_EXERCISE TASK_: Skip pictures; extract every line from the one with "Generate a web" through the one with "const curve = d3.line().x(d", exactly as written.

_RECORDS SHOWN_:

----------

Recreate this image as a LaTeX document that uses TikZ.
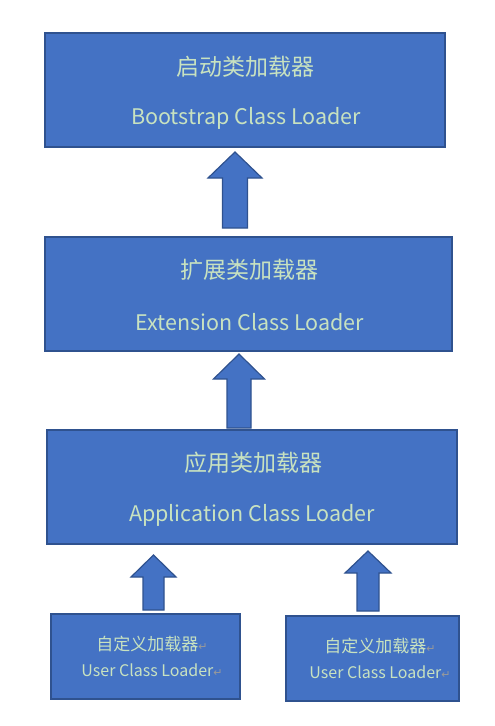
\documentclass[tikz,border=0pt]{standalone}
\usepackage{fontspec}
\setmainfont{Noto Sans CJK SC}
\newfontfamily\markfont{DejaVu Sans}
\usepackage{xcolor}
\definecolor{boxfill}{HTML}{4472C4}
\definecolor{boxline}{HTML}{2F528F}
\definecolor{boxtext}{HTML}{C8E2C0}
\definecolor{markgray}{HTML}{9A9A9A}
\newcommand{\retmark}{{\markfont\color{markgray}\fontsize{11}{12}\selectfont ↵}}

\begin{document}
\begin{tikzpicture}[x=1pt, y=-1pt,
    loaderbox/.style={draw=boxline, fill=boxfill, line width=1.6pt},
    bigcn/.style={text=boxtext, font=\fontsize{23}{26}\selectfont, inner sep=0pt},
    bigen/.style={text=boxtext, font=\fontsize{21.5}{24}\selectfont, inner sep=0pt},
    smallcn/.style={text=boxtext, font=\fontsize{17}{20}\selectfont, inner sep=0pt},
    smallen/.style={text=boxtext, font=\fontsize{16}{19}\selectfont, inner sep=0pt},
    uparrow/.style={draw=boxline, fill=boxfill, line width=1.2pt, line join=miter}]
        \useasboundingbox (0,0) rectangle (495,726);
        % Loader boxes
        \draw[loaderbox] (45,33) rectangle (445,147);
        \draw[loaderbox] (45,237) rectangle (452,351);
        \draw[loaderbox] (47,430) rectangle (457,544);
        \draw[loaderbox] (51,614) rectangle (240,699);
        \draw[loaderbox] (286,616) rectangle (459,701);
        % Box texts
        \node[bigcn] (bootcn) at (245,67) {启动类加载器};
        \node[bigen] (booten) at (246,118) {Bootstrap Class Loader};
        \node[bigcn] (extcn) at (249,270) {扩展类加载器};
        \node[bigen] (exten) at (250,322) {Extension Class Loader};
        \node[bigcn] (appcn) at (253,463) {应用类加载器};
        \node[bigen] (appen) at (252,515) {Application Class Loader};
        \node[smallcn] (usercn) at (152,644) {自定义加载器\retmark};
        \node[smallen] (useren) at (152,670) {User Class Loader\retmark};
        \node[smallcn] (usercnb) at (380,646) {自定义加载器\retmark};
        \node[smallen] (userenb) at (380,672) {User Class Loader\retmark};
        % Block arrows
        \foreach \x/\tip/\base/\bottom/\hw/\sw in {235/152/178/228/27/12.5, 239/354/379/428/25.5/12, 153.5/555/577/610/22.5/10.5, 368/551/573/611/23/11} {
            \draw[uparrow] (\x,\tip) -- (\x+\hw,\base) -- (\x+\sw,\base) -- (\x+\sw,\bottom)
                -- (\x-\sw,\bottom) -- (\x-\sw,\base) -- (\x-\hw,\base) -- cycle;
        }
    \end{tikzpicture}
\end{document}
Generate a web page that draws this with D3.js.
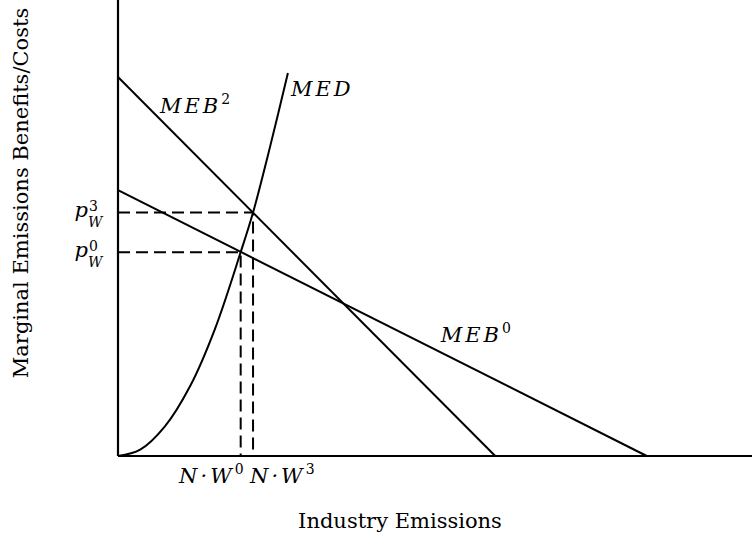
<!DOCTYPE html>
<html>
<head>
<meta charset="utf-8">
<script src="https://cdn.jsdelivr.net/npm/d3@7"></script>
<style>
  body { margin: 0; background: #fff; }
  svg text { font-family: "DejaVu Serif", serif; fill: #000; }
  .math { font-style: italic; }
</style>
</head>
<body>
<svg id="chart"></svg>
<script>
// demand / benefit lines (x = emissions, y = marginal value)
const meb2 = [[0, 8.31], [5.95, 0]]
const meb0 = [[0, 5.83], [8.34, 0]]
// marginal damage curve
const med = [
  [0, 0], [0.35, 0.14], [0.74, 0.65], [1.14, 1.54], [1.53, 2.79],
  [1.935, 4.47], [2.13, 5.34], [2.40, 6.79], [2.68, 8.40]
]
// equilibrium points (W, p)
const eq0 = [1.935, 4.47]
const eq3 = [2.13, 5.34]

const xLabel = 'Industry Emissions'
const yLabel = 'Marginal Emissions Benefits/Costs'

class EmissionsChart {

    constructor(_config) {
        this.config = {
            parentElement: _config.parentElement,
            containerWidth: _config.containerWidth || 752,
            containerHeight: _config.containerHeight || 541,
            margin: _config.margin || {top: 0, right: 0, bottom: 85, left: 118},
        }
        this.initVis()
    }

    initVis() {
        let vis = this

        vis.width = vis.config.containerWidth - vis.config.margin.left - vis.config.margin.right
        vis.height = vis.config.containerHeight - vis.config.margin.top - vis.config.margin.bottom

        vis.xScale = d3.scaleLinear().domain([0, 10]).range([0, vis.width])
        vis.yScale = d3.scaleLinear().domain([0, 10]).range([vis.height, 0])

        vis.svg = d3.select(vis.config.parentElement)
            .attr('width', vis.config.containerWidth)
            .attr('height', vis.config.containerHeight)

        vis.chart = vis.svg.append('g')
            .attr('transform', `translate(${vis.config.margin.left},${vis.config.margin.top})`)

        vis.renderVis()
    }

    renderVis() {
        let vis = this
        const x = vis.xScale, y = vis.yScale

        const line = d3.line().x(d => x(d[0])).y(d => y(d[1]))
        const curve = d3.line().x(d => x(d[0])).y(d => y(d[1])).curve(d3.curveCatmullRom)

        // dashed guides
        ;[eq0, eq3].forEach(e => {
            vis.chart.append('path')
                .attr('d', line([[0, e[1]], e, [e[0], 0]]))
                .attr('fill', 'none')
                .attr('stroke', '#000')
                .attr('stroke-width', 2)
                .attr('stroke-dasharray', '12,6')
        })

        vis.chart.selectAll('.curve')
            .data([meb2, meb0])
            .join('path')
            .attr('class', 'curve')
            .attr('d', line)
            .attr('fill', 'none')
            .attr('stroke', '#000')
            .attr('stroke-width', 2)

        vis.chart.append('path')
            .attr('d', curve(med))
            .attr('fill', 'none')
            .attr('stroke', '#000')
            .attr('stroke-width', 2)

        // axes (plain lines, no ticks)
        vis.chart.append('line')
            .attr('x1', x(0)).attr('x2', x(10))
            .attr('y1', y(0)).attr('y2', y(0))
            .attr('stroke', '#000').attr('stroke-width', 2.2)
        vis.chart.append('line')
            .attr('x1', x(0)).attr('x2', x(0))
            .attr('y1', y(0)).attr('y2', y(10))
            .attr('stroke', '#000').attr('stroke-width', 2.2)

        // curve labels (math italic is spaced out like TeX)
        const mathLabel = (px, py, base, sup, anchor) => {
            const t = vis.chart.append('text')
                .attr('x', px).attr('y', py)
                .attr('font-size', 21)
                .attr('text-anchor', anchor || 'start')
            t.append('tspan').attr('class', 'math').attr('letter-spacing', 3).text(base)
            if (sup) t.append('tspan').attr('font-size', 14).attr('dy', -9).text(sup)
            return t
        }
        mathLabel(x(meb2[0][0]) + 42, y(meb2[0][1]) + 36, 'MEB', '2')
        mathLabel(x(med[med.length - 1][0]) + 3, y(med[med.length - 1][1]) + 23, 'MED')
        mathLabel(x(meb0[1][0]) - 206, y(0) - 114, 'MEB', '0')

        // price labels
        ;[[eq3, '3'], [eq0, '0']].forEach(([e, s]) => {
            const py = y(e[1])
            vis.chart.append('text').attr('class', 'math')
                .attr('x', x(0) - 30).attr('y', py + 4.5)
                .attr('font-size', 21).attr('text-anchor', 'end').text('p')
            vis.chart.append('text')
                .attr('x', x(0) - 29).attr('y', py - 1.5)
                .attr('font-size', 14).text(s)
            vis.chart.append('text').attr('class', 'math')
                .attr('x', x(0) - 30).attr('y', py + 14.5)
                .attr('font-size', 14).text('W')
        })

        // emission labels
        mathLabel(x(eq0[0]) + 3, y(0) + 27, 'N·W', '0', 'end')
        mathLabel(x(eq3[0]) - 3, y(0) + 27, 'N·W', '3', 'start')

        // axis titles
        vis.svg.append('text')
            .attr('x', 400).attr('y', 528)
            .attr('font-size', 21).attr('text-anchor', 'middle')
            .text(xLabel)
        vis.svg.append('text')
            .attr('transform', 'translate(28,193) rotate(-90)')
            .attr('font-size', 21).attr('text-anchor', 'middle')
            .text(yLabel)
    }
}

new EmissionsChart({ parentElement: '#chart' })
</script>
</body>
</html>
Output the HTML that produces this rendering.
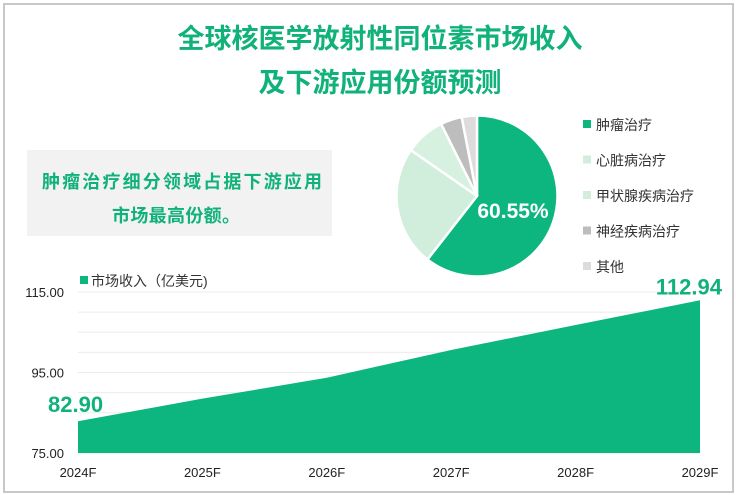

----------

_SOLVED EXERCISE_:
Generate a web page that draws this with D3.js.
<!DOCTYPE html>
<html>
<head>
<meta charset="utf-8">
<script src="https://cdn.jsdelivr.net/npm/d3@7"></script>
<style>
  body { margin: 0; background: #fff; }
  svg text { font-family: "DejaVu Serif", serif; fill: #000; }
  .math { font-style: italic; }
</style>
</head>
<body>
<svg id="chart"></svg>
<script>
// demand / benefit lines (x = emissions, y = marginal value)
const meb2 = [[0, 8.31], [5.95, 0]]
const meb0 = [[0, 5.83], [8.34, 0]]
// marginal damage curve
const med = [
  [0, 0], [0.35, 0.14], [0.74, 0.65], [1.14, 1.54], [1.53, 2.79],
  [1.935, 4.47], [2.13, 5.34], [2.40, 6.79], [2.68, 8.40]
]
// equilibrium points (W, p)
const eq0 = [1.935, 4.47]
const eq3 = [2.13, 5.34]

const xLabel = 'Industry Emissions'
const yLabel = 'Marginal Emissions Benefits/Costs'

class EmissionsChart {

    constructor(_config) {
        this.config = {
            parentElement: _config.parentElement,
            containerWidth: _config.containerWidth || 752,
            containerHeight: _config.containerHeight || 541,
            margin: _config.margin || {top: 0, right: 0, bottom: 85, left: 118},
        }
        this.initVis()
    }

    initVis() {
        let vis = this

        vis.width = vis.config.containerWidth - vis.config.margin.left - vis.config.margin.right
        vis.height = vis.config.containerHeight - vis.config.margin.top - vis.config.margin.bottom

        vis.xScale = d3.scaleLinear().domain([0, 10]).range([0, vis.width])
        vis.yScale = d3.scaleLinear().domain([0, 10]).range([vis.height, 0])

        vis.svg = d3.select(vis.config.parentElement)
            .attr('width', vis.config.containerWidth)
            .attr('height', vis.config.containerHeight)

        vis.chart = vis.svg.append('g')
            .attr('transform', `translate(${vis.config.margin.left},${vis.config.margin.top})`)

        vis.renderVis()
    }

    renderVis() {
        let vis = this
        const x = vis.xScale, y = vis.yScale

        const line = d3.line().x(d => x(d[0])).y(d => y(d[1]))
        const curve = d3.line().x(d => x(d[0])).y(d => y(d[1])).curve(d3.curveCatmullRom)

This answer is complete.